» Instructions to follow
Produce a word-for-word copy of the listing below without its pictures.
+===+
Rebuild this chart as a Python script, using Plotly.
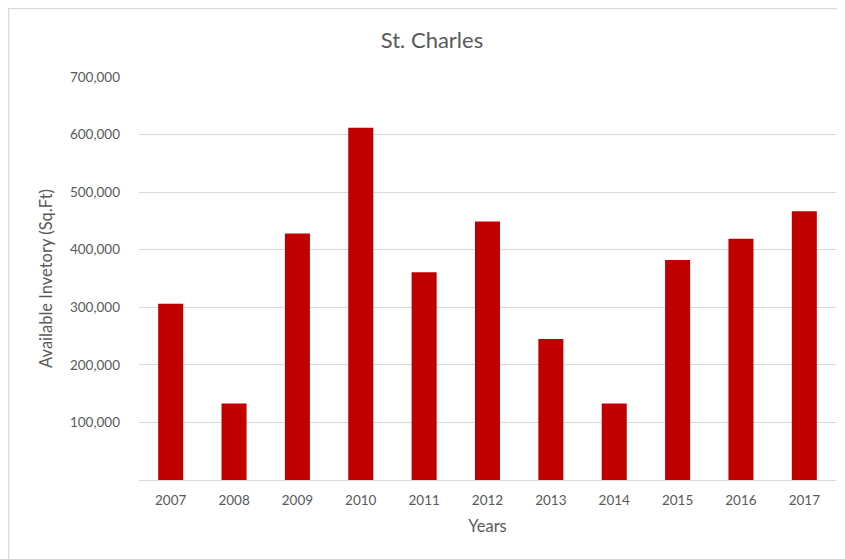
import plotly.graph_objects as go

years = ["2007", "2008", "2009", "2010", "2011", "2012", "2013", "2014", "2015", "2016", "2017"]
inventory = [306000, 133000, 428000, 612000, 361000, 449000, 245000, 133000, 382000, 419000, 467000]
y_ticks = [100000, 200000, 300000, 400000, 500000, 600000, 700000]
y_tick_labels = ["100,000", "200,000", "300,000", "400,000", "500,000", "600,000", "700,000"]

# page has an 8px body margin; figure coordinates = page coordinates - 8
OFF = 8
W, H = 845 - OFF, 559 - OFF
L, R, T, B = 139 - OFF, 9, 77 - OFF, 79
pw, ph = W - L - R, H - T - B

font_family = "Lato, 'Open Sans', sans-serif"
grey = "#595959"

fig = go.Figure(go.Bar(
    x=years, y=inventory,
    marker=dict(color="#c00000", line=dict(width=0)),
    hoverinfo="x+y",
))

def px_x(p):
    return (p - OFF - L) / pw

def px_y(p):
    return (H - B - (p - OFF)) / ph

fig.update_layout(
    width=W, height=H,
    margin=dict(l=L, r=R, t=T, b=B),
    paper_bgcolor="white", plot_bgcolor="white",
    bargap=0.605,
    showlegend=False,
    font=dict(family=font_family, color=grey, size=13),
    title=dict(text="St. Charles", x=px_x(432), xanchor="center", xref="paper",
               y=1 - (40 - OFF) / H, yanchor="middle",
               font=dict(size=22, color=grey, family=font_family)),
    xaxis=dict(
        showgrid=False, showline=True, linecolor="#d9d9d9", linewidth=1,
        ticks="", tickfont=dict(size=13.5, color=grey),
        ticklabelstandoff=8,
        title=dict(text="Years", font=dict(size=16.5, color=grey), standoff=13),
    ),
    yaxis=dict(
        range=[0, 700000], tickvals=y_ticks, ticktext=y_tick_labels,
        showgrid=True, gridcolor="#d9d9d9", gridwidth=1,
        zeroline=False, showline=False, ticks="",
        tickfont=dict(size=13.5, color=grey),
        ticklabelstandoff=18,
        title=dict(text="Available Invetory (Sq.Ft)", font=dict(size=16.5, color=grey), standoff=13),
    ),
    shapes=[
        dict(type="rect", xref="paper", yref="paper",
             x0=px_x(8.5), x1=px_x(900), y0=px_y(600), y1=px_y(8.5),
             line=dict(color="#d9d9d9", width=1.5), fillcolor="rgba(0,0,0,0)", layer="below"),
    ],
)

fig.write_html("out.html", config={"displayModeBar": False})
+===+
» Right answer
Rebuild this chart as a Python script, using Plotly.
import plotly.graph_objects as go

years = ["2007", "2008", "2009", "2010", "2011", "2012", "2013", "2014", "2015", "2016", "2017"]
inventory = [306000, 133000, 428000, 612000, 361000, 449000, 245000, 133000, 382000, 419000, 467000]
y_ticks = [100000, 200000, 300000, 400000, 500000, 600000, 700000]
y_tick_labels = ["100,000", "200,000", "300,000", "400,000", "500,000", "600,000", "700,000"]

# page has an 8px body margin; figure coordinates = page coordinates - 8
OFF = 8
W, H = 845 - OFF, 559 - OFF
L, R, T, B = 139 - OFF, 9, 77 - OFF, 79
pw, ph = W - L - R, H - T - B

font_family = "Lato, 'Open Sans', sans-serif"
grey = "#595959"

fig = go.Figure(go.Bar(
    x=years, y=inventory,
    marker=dict(color="#c00000", line=dict(width=0)),
    hoverinfo="x+y",
))

def px_x(p):
    return (p - OFF - L) / pw

def px_y(p):
    return (H - B - (p - OFF)) / ph

fig.update_layout(
    width=W, height=H,
    margin=dict(l=L, r=R, t=T, b=B),
    paper_bgcolor="white", plot_bgcolor="white",
    bargap=0.605,
    showlegend=False,
    font=dict(family=font_family, color=grey, size=13),
    title=dict(text="St. Charles", x=px_x(432), xanchor="center", xref="paper",
               y=1 - (40 - OFF) / H, yanchor="middle",
               font=dict(size=22, color=grey, family=font_family)),
    xaxis=dict(
        showgrid=False, showline=True, linecolor="#d9d9d9", linewidth=1,
        ticks="", tickfont=dict(size=13.5, color=grey),
        ticklabelstandoff=8,
        title=dict(text="Years", font=dict(size=16.5, color=grey), standoff=13),
    ),
    yaxis=dict(
        range=[0, 700000], tickvals=y_ticks, ticktext=y_tick_labels,
        showgrid=True, gridcolor="#d9d9d9", gridwidth=1,
        zeroline=False, showline=False, ticks="",
        tickfont=dict(size=13.5, color=grey),
        ticklabelstandoff=18,
        title=dict(text="Available Invetory (Sq.Ft)", font=dict(size=16.5, color=grey), standoff=13),
    ),
    shapes=[
        dict(type="rect", xref="paper", yref="paper",
             x0=px_x(8.5), x1=px_x(900), y0=px_y(600), y1=px_y(8.5),
             line=dict(color="#d9d9d9", width=1.5), fillcolor="rgba(0,0,0,0)", layer="below"),
    ],
)

fig.write_html("out.html", config={"displayModeBar": False})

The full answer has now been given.